Trying to sell my Surface

As I have previously mentioned on this site, I recently purchased a Lenovo ThinkPad X1 Carbon to replace my Microsoft Surface Pro 3. I expected that my Surface would be worth nothing but was pleasantly surprised to learn that my particular model (i7 / 8GB RAM / 256GB SSD) was selling for more than $500. It’s quite rare to see a four-year-old PC sell for more than $200; it’s difficult to even give away a second-hand PC for free.

Since eBay had a no-fee promotion running at the time, I promptly listed my Surface. Even though I specifically stated that I was only posting to Australia, a bidder from Thailand won the item. They asked me for a shipping quote, which I complied with even though I didn’t want to send it to Thailand. I waited four days and received no communication or payment from the winner. I then looked at their feedback profile and learned that they had just paid for a cheaper Surface from the US. It appears as if they had bided on all of the Surface Pro 3 computers that were on eBay at that time, only intending to pay for the cheapest one.

Unfortunately, I couldn’t open an unpaid item case yet as enough time hadn’t lapsed. However, opening an unpaid item case would mean that I’d have to wait at least another four days until I could relist the item. Since I was certain that the winner wouldn’t pay, I called eBay. This took nearly an hour and wasn’t overly helpful. They didn’t seem to care about the non-paying bidder and wouldn’t do anything about it. I then discovered that there was an option to cancel an eBay order, and did this. After this I set up a “Second Chance Offer” for the non-winning bidder, which was a waste of time as they didn’t respond to any of my messages.

Since I didn’t offer shipping to Thailand, this eBay user shouldn’t have even had the option to bid on my listing.

Trying to sell my Surface again

After waiting a couple of days, I relisted the Surface. Unfortunately, there were no fee-free promotions running at the time, so I would have to pay a hefty final valuation fee if someone won. A short time later I received a “Best Offer”; I didn’t even know this was an option on my listing! I accepted the offer and waited for payment. Two days later I received a message stating that “I am no longer interested in the item, please ignore my offer”.

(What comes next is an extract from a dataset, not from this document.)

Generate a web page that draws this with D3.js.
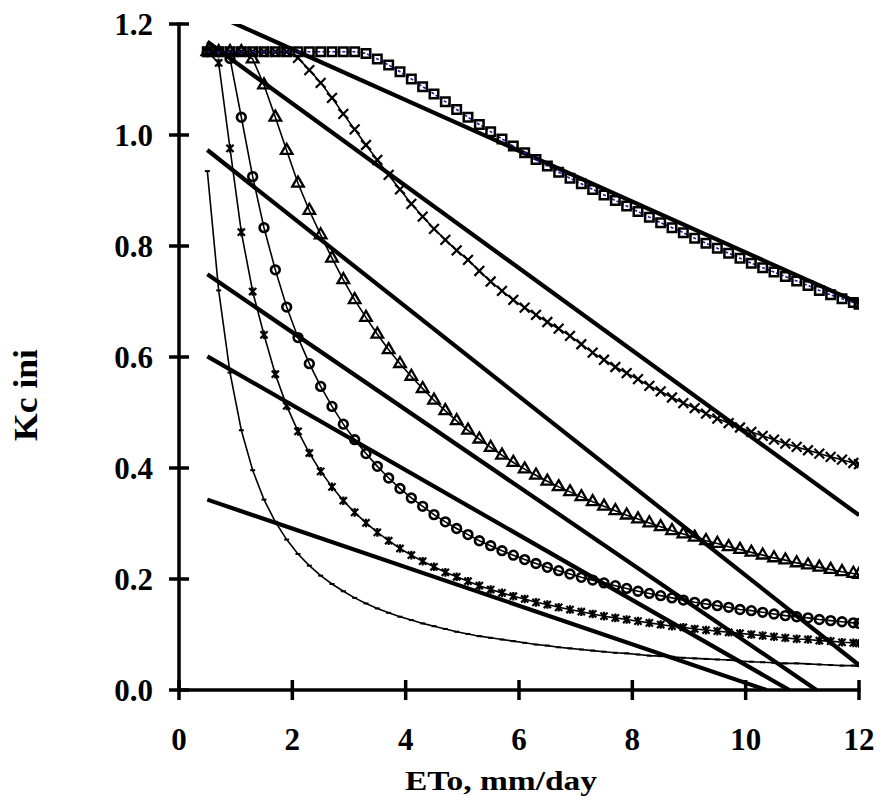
<!DOCTYPE html>
<html>
<head>
<meta charset="utf-8">
<style>
  body { margin: 0; background: #fff; }
  svg { display: block; }
  .tick-label { font-family: "Liberation Serif", "Times New Roman", serif; font-weight: bold; font-size: 31px; fill: #000; }
  .title { font-family: "Liberation Serif", "Times New Roman", serif; font-weight: bold; font-size: 27px; fill: #000; }
</style>
</head>
<body>
<script src="https://cdn.jsdelivr.net/npm/d3@7"></script>
<script>
// ETo values (mm/day) where each curve is sampled
var eto = [0.5,0.7,0.9,1.1,1.3,1.5,1.7,1.9,2.1,2.3,2.5,2.7,2.9,3.1,3.3,3.5,3.7,3.9,4.1,4.3,
           4.5,4.7,4.9,5.1,5.3,5.5,5.7,5.9,6.1,6.3,6.5,6.7,6.9,7.1,7.3,7.5,7.7,7.9,8.1,8.3,
           8.5,8.7,8.9,9.1,9.3,9.5,9.7,9.9,10.1,10.3,10.5,10.7,10.9,11.1,11.3,11.5,11.7,11.9,12];

// Kc ini curves
var kcSquare = [1.15,1.15,1.15,1.15,1.15,1.15,1.15,1.15,1.15,1.15,1.15,1.15,1.15,1.15,1.147,1.137,1.126,1.114,1.101,1.087,
                1.074,1.060,1.046,1.032,1.019,1.006,0.993,0.980,0.968,0.956,0.944,0.933,0.922,0.912,0.902,0.892,0.882,0.872,0.862,0.852,
                0.842,0.833,0.824,0.814,0.805,0.796,0.787,0.778,0.769,0.761,0.753,0.745,0.737,0.729,0.720,0.712,0.705,0.698,0.695];
var kcCross = [1.15,1.15,1.15,1.15,1.15,1.15,1.15,1.15,1.139,1.117,1.094,1.067,1.038,1.010,0.982,0.955,0.928,0.902,0.876,0.853,
               0.831,0.811,0.792,0.775,0.755,0.736,0.719,0.703,0.689,0.676,0.663,0.651,0.638,0.623,0.608,0.595,0.582,0.571,0.560,0.548,
               0.538,0.527,0.517,0.508,0.498,0.489,0.481,0.473,0.465,0.458,0.451,0.444,0.438,0.432,0.426,0.420,0.415,0.409,0.407];
var kcTriangle = [1.15,1.15,1.15,1.15,1.137,1.090,1.032,0.972,0.913,0.864,0.820,0.778,0.739,0.703,0.671,0.641,0.613,0.588,0.565,0.543,
                  0.522,0.503,0.485,0.468,0.452,0.437,0.423,0.410,0.398,0.387,0.376,0.366,0.357,0.348,0.339,0.331,0.323,0.315,0.308,0.301,
                  0.294,0.287,0.281,0.275,0.269,0.264,0.258,0.253,0.248,0.243,0.238,0.234,0.229,0.225,0.221,0.217,0.213,0.210,0.208];
var kcCircle = [1.15,1.15,1.138,1.032,0.925,0.833,0.757,0.690,0.635,0.588,0.547,0.511,0.479,0.451,0.426,0.403,0.382,0.363,0.346,0.331,
                0.316,0.303,0.291,0.280,0.269,0.260,0.251,0.243,0.235,0.228,0.221,0.215,0.209,0.203,0.198,0.193,0.188,0.183,0.178,0.174,
                0.170,0.166,0.162,0.158,0.155,0.152,0.149,0.145,0.143,0.140,0.137,0.134,0.132,0.130,0.127,0.125,0.123,0.121,0.120];
var kcStar = [1.15,1.13,0.976,0.825,0.718,0.640,0.569,0.512,0.466,0.427,0.394,0.366,0.341,0.320,0.301,0.284,0.269,0.255,0.243,0.232,
              0.222,0.212,0.204,0.196,0.188,0.181,0.175,0.169,0.164,0.158,0.154,0.149,0.145,0.141,0.137,0.133,0.130,0.127,0.124,0.121,
              0.118,0.115,0.113,0.110,0.108,0.106,0.104,0.102,0.100,0.098,0.096,0.094,0.092,0.091,0.089,0.088,0.086,0.085,0.084];
var kcDash = [0.935,0.720,0.572,0.468,0.396,0.343,0.303,0.271,0.245,0.224,0.206,0.191,0.178,0.166,0.156,0.147,0.139,0.132,0.126,0.120,
              0.115,0.110,0.105,0.101,0.097,0.094,0.091,0.088,0.085,0.082,0.080,0.077,0.075,0.073,0.071,0.069,0.067,0.066,0.064,0.062,
              0.061,0.060,0.058,0.057,0.056,0.055,0.054,0.052,0.051,0.050,0.049,0.048,0.048,0.047,0.046,0.045,0.044,0.044,0.043];

// straight lines: [x1, y1, x2, y2]
var straightLines = [
  [0.5, 1.223, 12, 0.697],
  [0.5, 1.168, 12, 0.315],
  [0.5, 0.973, 12, 0.045],
  [0.5, 0.749, 11.25, 0],
  [0.5, 0.601, 10.77, 0],
  [0.5, 0.343, 10.37, 0]
];

var xTicks = [0, 2, 4, 6, 8, 10, 12];
var yTicks = [0, 0.2, 0.4, 0.6, 0.8, 1.0, 1.2];

var W = 880, H = 805;
var x = d3.scaleLinear().domain([0, 12]).range([179, 859]);
var y = d3.scaleLinear().domain([0, 1.2]).range([690, 24]);

var svg = d3.select("body").append("svg").attr("width", W).attr("height", H);

svg.append("defs").append("clipPath").attr("id", "plot")
  .append("rect").attr("x", x(0)).attr("y", y(1.2)).attr("width", x(12) - x(0)).attr("height", y(0) - y(1.2));

var plot = svg.append("g").attr("clip-path", "url(#plot)");

function pts(vals) {
  return eto.map(function (e, i) { return [e, vals[i]]; }).filter(function (d) { return d[1] != null; });
}
var line = d3.line().x(function (d) { return x(d[0]); }).y(function (d) { return y(d[1]); });

// thick straight lines
plot.selectAll(".straight").data(straightLines).enter().append("line")
  .attr("x1", function (d) { return x(d[0]); }).attr("y1", function (d) { return y(d[1]); })
  .attr("x2", function (d) { return x(d[2]); }).attr("y2", function (d) { return y(d[3]); })
  .attr("stroke", "#000").attr("stroke-width", 4.2);

var symTimes = d3.symbolTimes || d3.symbolX;
// x with a vertical bar, like the spreadsheet "star" marker
function starPath(r) {
  return "M" + (-r) + "," + (-r) + "L" + r + "," + r + "M" + (-r) + "," + r + "L" + r + "," + (-r) +
         "M0," + (-r * 1.2) + "L0," + (r * 1.2);
}

var series = [
  { v: kcDash, marker: "dash" },
  { v: kcStar, marker: "star" },
  { v: kcCircle, marker: "circle" },
  { v: kcTriangle, marker: "triangle" },
  { v: kcCross, marker: "cross" },
  { v: kcSquare, marker: "square" }
];

series.forEach(function (s) {
  var data = pts(s.v);
  var path = plot.append("path").datum(data).attr("d", line).attr("fill", "none");
  if (s.marker === "square") {
    path.attr("stroke", "#1a1aa0").attr("stroke-width", 1.6).attr("stroke-dasharray", "3,2");
  } else {
    path.attr("stroke", "#000").attr("stroke-width", 1.6);
  }
  var g = plot.append("g");
  var m = g.selectAll("path").data(data).enter().append("path")
    .attr("transform", function (d) { return "translate(" + x(d[0]) + "," + y(d[1]) + ")"; })
    .attr("fill", "none").attr("stroke", "#000");
  if (s.marker === "square") {
    m.attr("d", d3.symbol().type(d3.symbolSquare).size(72)).attr("stroke-width", 2.5);
  } else if (s.marker === "triangle") {
    m.attr("d", d3.symbol().type(d3.symbolTriangle).size(58)).attr("stroke-width", 2.3);
  } else if (s.marker === "circle") {
    m.attr("d", d3.symbol().type(d3.symbolCircle).size(60)).attr("stroke-width", 2.6);
  } else if (s.marker === "cross") {
    m.attr("d", d3.symbol().type(symTimes).size(64)).attr("stroke-width", 2.2);
  } else if (s.marker === "star") {
    m.attr("d", starPath(3.6)).attr("stroke-width", 2.2);
  } else {
    m.attr("d", "M-2.5,0H2.5").attr("stroke-width", 2);
  }
});

// axes
var axes = svg.append("g").attr("stroke", "#000");
axes.append("line").attr("x1", x(0)).attr("x2", x(0)).attr("y1", y(1.2) - 1.5).attr("y2", y(0) + 1.5).attr("stroke-width", 3.5);
axes.append("line").attr("x1", x(0) - 1.5).attr("x2", x(12) + 1.5).attr("y1", y(0)).attr("y2", y(0)).attr("stroke-width", 3.5);
axes.selectAll(".yt").data(yTicks).enter().append("line")
  .attr("x1", x(0) - 10).attr("x2", x(0) + 10)
  .attr("y1", function (d) { return y(d); }).attr("y2", function (d) { return y(d); })
  .attr("stroke-width", 3.5);
axes.selectAll(".xt").data(xTicks).enter().append("line")
  .attr("y1", y(0) - 10).attr("y2", y(0) + 10)
  .attr("x1", function (d) { return x(d); }).attr("x2", function (d) { return x(d); })
  .attr("stroke-width", 3.5);

svg.selectAll(".ylab").data(yTicks).enter().append("text")
  .attr("class", "tick-label").attr("text-anchor", "end")
  .attr("x", 153).attr("y", function (d) { return y(d) + 10.5; })
  .text(function (d) { return d.toFixed(1); });
svg.selectAll(".xlab").data(xTicks).enter().append("text")
  .attr("class", "tick-label").attr("text-anchor", "middle")
  .attr("x", function (d) { return x(d); }).attr("y", 750)
  .text(function (d) { return d; });

svg.append("text").attr("class", "title").attr("text-anchor", "middle")
  .attr("x", 501).attr("y", 790)
  .attr("textLength", 192).attr("lengthAdjust", "spacingAndGlyphs")
  .text("ETo, mm/day");

svg.append("text").attr("class", "title").attr("text-anchor", "middle")
  .style("font-size", "33px")
  .attr("transform", "translate(37,395) rotate(-90)")
  .attr("textLength", 92).attr("lengthAdjust", "spacingAndGlyphs")
  .text("Kc ini");
</script>
</body>
</html>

Trying to sell my Surface again again

eBay was running another fee-free promotion, so I listed the Surface for the third time. This auction is still running at the time of publication, so I’ll have to wait and see if someone will actually pay this time.

A bit of a rant

From my experience it appears that many eBay users do not understand that they are obliged to pay if they win an auction. I believe that the problem of non-paying bidders could be resolved if eBay automatically debited the winners PayPal account at the end of an auction, rather than relying on the user to log in and pay manually.

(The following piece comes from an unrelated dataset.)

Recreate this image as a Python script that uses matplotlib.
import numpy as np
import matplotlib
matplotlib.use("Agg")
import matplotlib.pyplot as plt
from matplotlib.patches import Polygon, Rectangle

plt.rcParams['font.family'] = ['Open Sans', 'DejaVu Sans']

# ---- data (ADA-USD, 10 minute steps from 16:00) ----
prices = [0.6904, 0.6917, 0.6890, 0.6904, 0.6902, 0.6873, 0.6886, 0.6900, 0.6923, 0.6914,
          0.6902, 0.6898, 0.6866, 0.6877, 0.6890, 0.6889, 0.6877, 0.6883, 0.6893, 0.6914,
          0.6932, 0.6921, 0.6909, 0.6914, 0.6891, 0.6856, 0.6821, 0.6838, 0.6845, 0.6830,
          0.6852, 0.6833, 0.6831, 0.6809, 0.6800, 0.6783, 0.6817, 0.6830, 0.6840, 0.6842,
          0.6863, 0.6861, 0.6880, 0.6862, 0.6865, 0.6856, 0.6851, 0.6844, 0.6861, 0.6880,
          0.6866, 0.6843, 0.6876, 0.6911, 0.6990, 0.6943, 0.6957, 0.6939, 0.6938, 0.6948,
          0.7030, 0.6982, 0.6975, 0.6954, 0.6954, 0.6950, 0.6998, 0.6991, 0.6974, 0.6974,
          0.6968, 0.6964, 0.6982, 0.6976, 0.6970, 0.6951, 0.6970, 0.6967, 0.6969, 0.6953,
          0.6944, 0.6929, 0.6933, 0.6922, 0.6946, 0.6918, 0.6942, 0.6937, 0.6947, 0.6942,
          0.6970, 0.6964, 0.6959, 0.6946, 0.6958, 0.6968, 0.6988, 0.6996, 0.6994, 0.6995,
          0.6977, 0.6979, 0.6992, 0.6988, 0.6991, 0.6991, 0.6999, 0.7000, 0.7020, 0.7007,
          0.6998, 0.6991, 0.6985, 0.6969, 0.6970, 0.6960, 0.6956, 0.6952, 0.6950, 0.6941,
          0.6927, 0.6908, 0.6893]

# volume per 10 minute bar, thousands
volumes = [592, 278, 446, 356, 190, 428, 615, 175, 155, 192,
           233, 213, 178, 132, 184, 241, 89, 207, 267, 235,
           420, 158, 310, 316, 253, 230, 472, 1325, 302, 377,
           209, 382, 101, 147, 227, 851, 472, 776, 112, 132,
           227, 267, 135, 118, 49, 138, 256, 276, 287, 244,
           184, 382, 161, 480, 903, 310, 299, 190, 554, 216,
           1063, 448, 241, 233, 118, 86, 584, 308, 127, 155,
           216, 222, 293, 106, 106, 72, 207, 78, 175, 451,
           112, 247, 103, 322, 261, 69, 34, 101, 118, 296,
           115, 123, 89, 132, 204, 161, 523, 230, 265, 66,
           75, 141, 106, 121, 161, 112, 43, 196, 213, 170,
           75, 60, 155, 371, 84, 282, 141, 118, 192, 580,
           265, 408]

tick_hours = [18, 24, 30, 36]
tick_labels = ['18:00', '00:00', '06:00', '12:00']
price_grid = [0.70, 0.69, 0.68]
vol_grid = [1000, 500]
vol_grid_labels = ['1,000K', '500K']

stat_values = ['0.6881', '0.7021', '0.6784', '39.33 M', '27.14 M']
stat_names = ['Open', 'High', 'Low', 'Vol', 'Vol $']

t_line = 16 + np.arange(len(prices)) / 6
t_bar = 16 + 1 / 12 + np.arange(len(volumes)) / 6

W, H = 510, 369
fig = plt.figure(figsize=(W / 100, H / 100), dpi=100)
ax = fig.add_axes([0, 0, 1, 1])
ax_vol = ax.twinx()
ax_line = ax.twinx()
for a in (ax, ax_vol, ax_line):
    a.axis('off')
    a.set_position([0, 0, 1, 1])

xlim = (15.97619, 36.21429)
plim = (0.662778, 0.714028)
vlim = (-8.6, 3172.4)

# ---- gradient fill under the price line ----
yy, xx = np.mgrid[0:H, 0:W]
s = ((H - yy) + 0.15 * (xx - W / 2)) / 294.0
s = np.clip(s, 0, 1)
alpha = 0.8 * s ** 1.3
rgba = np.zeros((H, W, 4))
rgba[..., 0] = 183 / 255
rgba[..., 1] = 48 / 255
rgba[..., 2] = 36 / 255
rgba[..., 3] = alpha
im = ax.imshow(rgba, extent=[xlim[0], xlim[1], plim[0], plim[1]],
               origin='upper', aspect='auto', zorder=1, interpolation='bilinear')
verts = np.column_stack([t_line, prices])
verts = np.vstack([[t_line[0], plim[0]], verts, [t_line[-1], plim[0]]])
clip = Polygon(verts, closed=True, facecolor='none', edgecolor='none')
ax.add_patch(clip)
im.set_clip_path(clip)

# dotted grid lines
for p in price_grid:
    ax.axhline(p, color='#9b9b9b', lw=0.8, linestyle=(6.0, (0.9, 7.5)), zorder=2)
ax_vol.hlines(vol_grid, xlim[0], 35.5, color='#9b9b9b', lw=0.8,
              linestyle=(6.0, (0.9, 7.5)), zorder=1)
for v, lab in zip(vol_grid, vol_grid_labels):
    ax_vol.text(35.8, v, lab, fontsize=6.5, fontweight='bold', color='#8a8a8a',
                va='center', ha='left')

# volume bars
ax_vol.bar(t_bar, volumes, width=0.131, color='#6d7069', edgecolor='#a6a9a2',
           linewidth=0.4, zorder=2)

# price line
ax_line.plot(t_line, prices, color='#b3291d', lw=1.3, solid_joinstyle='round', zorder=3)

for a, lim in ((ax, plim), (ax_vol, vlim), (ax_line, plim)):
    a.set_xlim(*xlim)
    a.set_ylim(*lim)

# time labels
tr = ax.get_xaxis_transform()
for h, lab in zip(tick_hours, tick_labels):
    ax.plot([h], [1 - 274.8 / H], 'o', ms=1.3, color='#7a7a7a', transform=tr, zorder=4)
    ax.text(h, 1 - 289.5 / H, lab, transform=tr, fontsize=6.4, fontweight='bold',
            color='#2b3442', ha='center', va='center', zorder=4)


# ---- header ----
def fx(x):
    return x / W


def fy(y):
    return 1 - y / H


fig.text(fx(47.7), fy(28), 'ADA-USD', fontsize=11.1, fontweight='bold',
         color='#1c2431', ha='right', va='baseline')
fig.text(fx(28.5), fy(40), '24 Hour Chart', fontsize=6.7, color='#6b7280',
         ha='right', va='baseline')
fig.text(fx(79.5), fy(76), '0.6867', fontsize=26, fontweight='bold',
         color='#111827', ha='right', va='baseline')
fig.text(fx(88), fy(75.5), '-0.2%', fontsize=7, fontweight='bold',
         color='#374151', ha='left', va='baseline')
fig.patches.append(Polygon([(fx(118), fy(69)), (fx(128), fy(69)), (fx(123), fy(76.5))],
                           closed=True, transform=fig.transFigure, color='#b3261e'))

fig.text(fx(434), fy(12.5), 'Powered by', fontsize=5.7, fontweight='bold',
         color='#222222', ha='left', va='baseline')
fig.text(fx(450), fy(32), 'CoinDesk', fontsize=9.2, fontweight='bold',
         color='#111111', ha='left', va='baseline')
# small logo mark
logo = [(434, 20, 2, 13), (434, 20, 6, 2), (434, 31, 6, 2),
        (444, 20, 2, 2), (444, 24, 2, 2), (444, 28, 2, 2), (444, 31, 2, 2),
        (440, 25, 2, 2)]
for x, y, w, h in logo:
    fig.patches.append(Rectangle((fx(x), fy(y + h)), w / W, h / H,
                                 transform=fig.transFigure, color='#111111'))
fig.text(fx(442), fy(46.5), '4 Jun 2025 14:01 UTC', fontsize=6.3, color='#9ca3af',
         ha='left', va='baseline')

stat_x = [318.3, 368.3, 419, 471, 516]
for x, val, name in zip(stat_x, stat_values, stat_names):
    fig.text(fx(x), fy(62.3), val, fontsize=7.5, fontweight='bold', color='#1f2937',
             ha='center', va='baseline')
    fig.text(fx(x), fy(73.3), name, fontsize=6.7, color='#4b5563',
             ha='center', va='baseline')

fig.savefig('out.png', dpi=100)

It is not helped by eBay’s poor user interface. One of my items was quite bulky, so I listed it as “local pickup only”. An eBay user asked if I would post it to them, which I agreed to. I could not work out how to add postage as an option to the existing listing, so I contacted eBay. They informed me that it’s not possible to add extra shipping options to a live listing. Why!? Another annoyance was that some functions of the site wouldn’t work in Chrome, so I had to resort to Internet Explorer!

Besides not receiving payment and having to relist items, perhaps the most annoying part about being an eBay seller is the inability to leave negative feedback for non-payers. This really annoyed me, as the three non-payers I have had to deal with still have 100% positive feedback and are free to continue wasting the time of eBay sellers. Scammers and non-payers don’t seem to receive enough punishment. They can say that they “entered the wrong amount” and get away with it. eBay sellers pay a lot of fees to eBay and should receive better treatment. The scammers and non-payers should not be favoured.

I have listed less than ten items on eBay so far and have had to deal with three non-payers and a refund. I cannot imagine how frustrating it would be to sell items on eBay as a full-time job.